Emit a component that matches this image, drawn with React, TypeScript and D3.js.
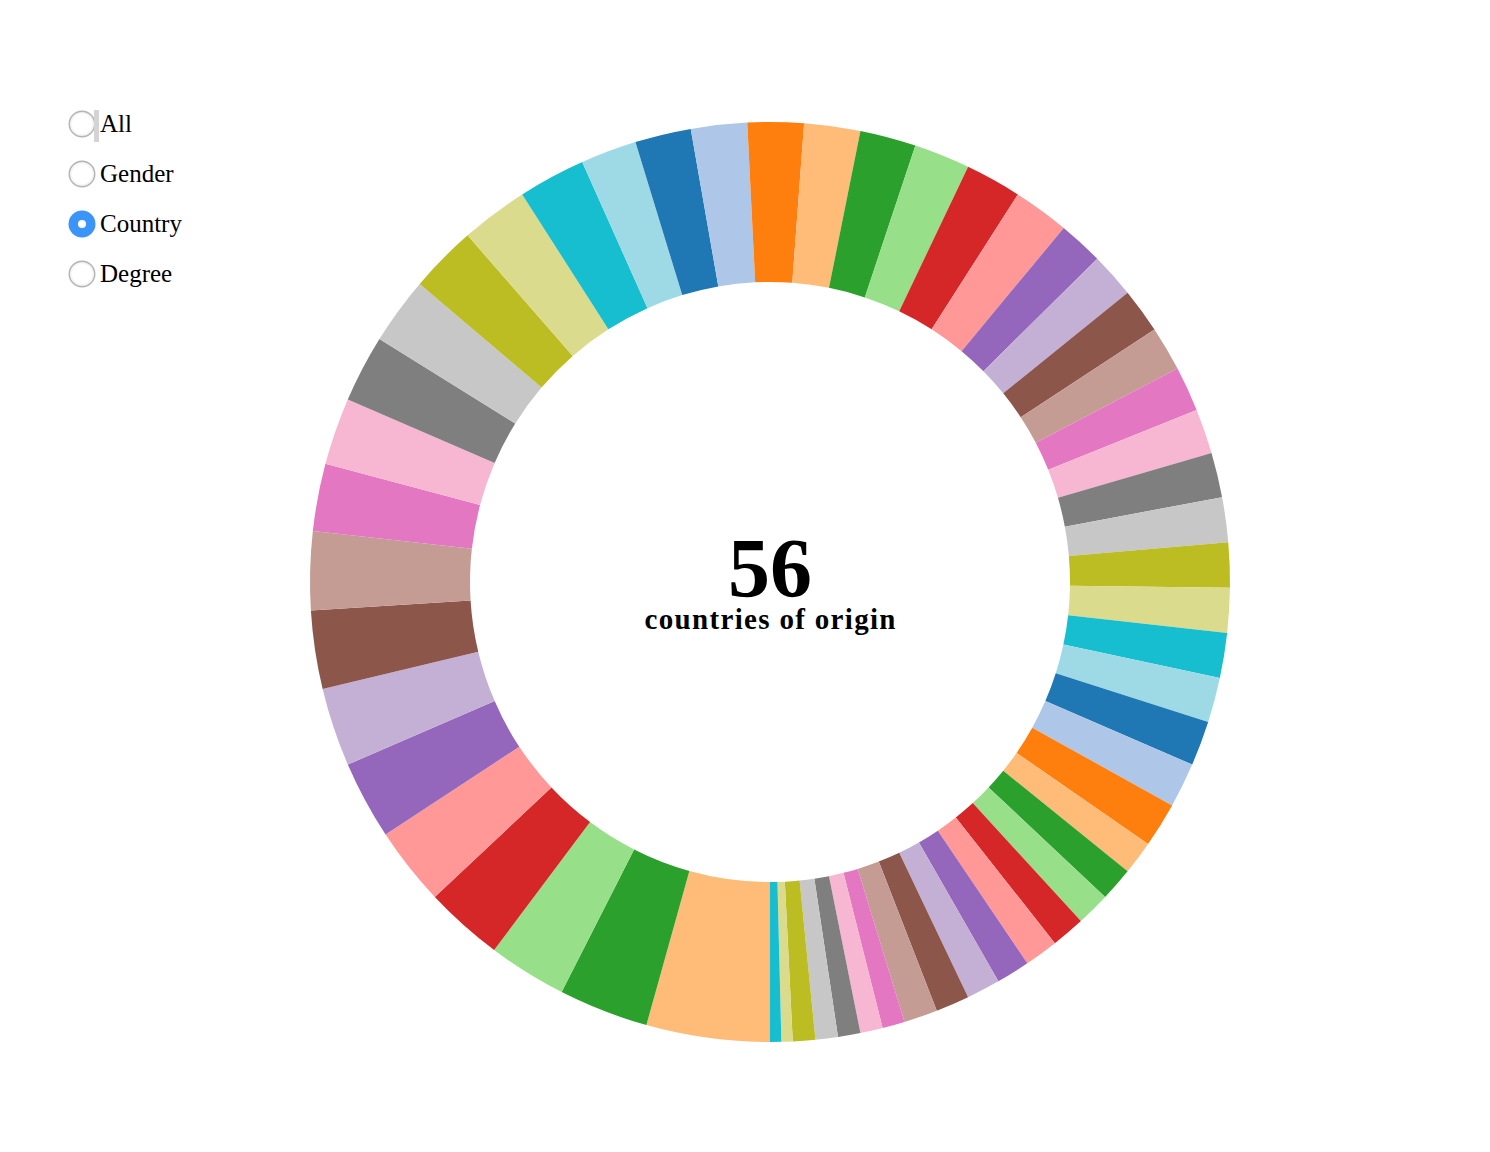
import React, { useEffect, useRef } from "react";
import * as d3 from "d3";

// Students per country of origin (56 countries), sorted descending
const countryCounts: number[] = [
  11, 8, 7, 7, 7, 7, 7, 7, 7,
  6, 6, 6, 6, 6, 6, 6,
  5, 5, 5, 5, 5, 5, 5, 5, 5,
  4, 4, 4, 4, 4, 4, 4, 4, 4, 4, 4, 4, 4, 4, 4,
  3, 3, 3, 3, 3, 3, 3, 3, 3,
  2, 2, 2, 2, 2,
  1, 1,
];
const countryLabels: string[] = countryCounts.map((_, i) => `Country ${i + 1}`);

const radioOptions: string[] = ["All", "Gender", "Country", "Degree"];
const selectedOption = "Country";
const centerNumber = "56";
const centerCaption = "countries of origin";

const category20: string[] = [
  "#1f77b4", "#aec7e8", "#ff7f0e", "#ffbb78", "#2ca02c", "#98df8a",
  "#d62728", "#ff9896", "#9467bd", "#c5b0d5", "#8c564b", "#c49c94",
  "#e377c2", "#f7b6d2", "#7f7f7f", "#c7c7c7", "#bcbd22", "#dbdb8d",
  "#17becf", "#9edae5",
];
// three colors already consumed by earlier categories
const colorOffset = 3;

const W = 1490;
const H = 1152;
const CX = 770;
const CY = 582;
const R_OUT = 460;
const R_IN = 300;
const FONT = "'Liberation Serif', 'DejaVu Serif', serif";

export default function App() {
  const ref = useRef<SVGSVGElement | null>(null);

  useEffect(() => {
    const svg = d3.select(ref.current);
    svg.selectAll("*").remove();

    const color = d3
      .scaleOrdinal<number, string>()
      .domain(d3.range(20))
      .range(category20);

    const data = countryCounts.map((v, i) => ({ label: countryLabels[i], value: v, i }));
    const pie = d3
      .pie<any>()
      .sort(null)
      .value((d) => d.value)
      .startAngle(Math.PI)
      .endAngle(3 * Math.PI);
    const arc = d3.arc<any>().innerRadius(R_IN).outerRadius(R_OUT);

    const g = svg.append("g").attr("transform", `translate(${CX},${CY})`);
    g.selectAll("path")
      .data(pie(data))
      .enter()
      .append("path")
      .attr("d", arc)
      .attr("fill", (d: any) => color((d.data.i + colorOffset) % 20));

    g.append("text")
      .attr("x", 0)
      .attr("y", 15)
      .attr("text-anchor", "middle")
      .attr("font-family", FONT)
      .attr("font-weight", "bold")
      .attr("font-size", 84)
      .attr("fill", "#000")
      .text(centerNumber);

    g.append("text")
      .attr("x", 0)
      .attr("y", 47)
      .attr("text-anchor", "middle")
      .attr("font-family", FONT)
      .attr("font-weight", "bold")
      .attr("font-size", 29)
      .attr("textLength", 251)
      .attr("lengthAdjust", "spacing")
      .attr("fill", "#000")
      .text(centerCaption);

    // Radio buttons
    const defs = svg.append("defs");
    const grad = defs
      .append("radialGradient")
      .attr("id", "radioGrad")
      .attr("cx", "50%")
      .attr("cy", "50%")
      .attr("r", "50%");
    grad.append("stop").attr("offset", "75%").attr("stop-color", "#ffffff");
    grad.append("stop").attr("offset", "100%").attr("stop-color", "#e6e6e6");

    const radios = svg.append("g");
    radioOptions.forEach((opt, k) => {
      const y = 124 + k * 50;
      const sel = opt === selectedOption;
      if (sel) {
        radios.append("circle").attr("cx", 82).attr("cy", y).attr("r", 13.5).attr("fill", "#3b95f8");
        radios.append("circle").attr("cx", 82).attr("cy", y).attr("r", 4).attr("fill", "#ffffff");
      } else {
        radios
          .append("circle")
          .attr("cx", 82)
          .attr("cy", y)
          .attr("r", 12.8)
          .attr("fill", "url(#radioGrad)")
          .attr("stroke", "#b5b5b5")
          .attr("stroke-width", 1.4);
      }
      radios
        .append("text")
        .attr("x", 100)
        .attr("y", y + 8)
        .attr("font-family", FONT)
        .attr("font-size", 25)
        .attr("fill", "#000")
        .text(opt);
    });
    // caret / focus mark next to the first option
    radios
      .append("rect")
      .attr("x", 94)
      .attr("y", 110)
      .attr("width", 5)
      .attr("height", 32)
      .attr("fill", "#d4d4d4");
  }, []);

  return (
    <svg
      ref={ref}
      width={W}
      height={H}
      style={{ position: "absolute", left: 0, top: 0, display: "block", background: "#fff" }}
    />
  );
}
--
* [STATED PROBLEM]: Write out, word for word, the lines from the start of the data through the one holding "import * as". Omit pictures.

* [COMPLETE RESPONSE]:
Emit a component that matches this image, drawn with React, TypeScript and D3.js.
import React, { useEffect, useRef } from "react";
import * as d3 from "d3";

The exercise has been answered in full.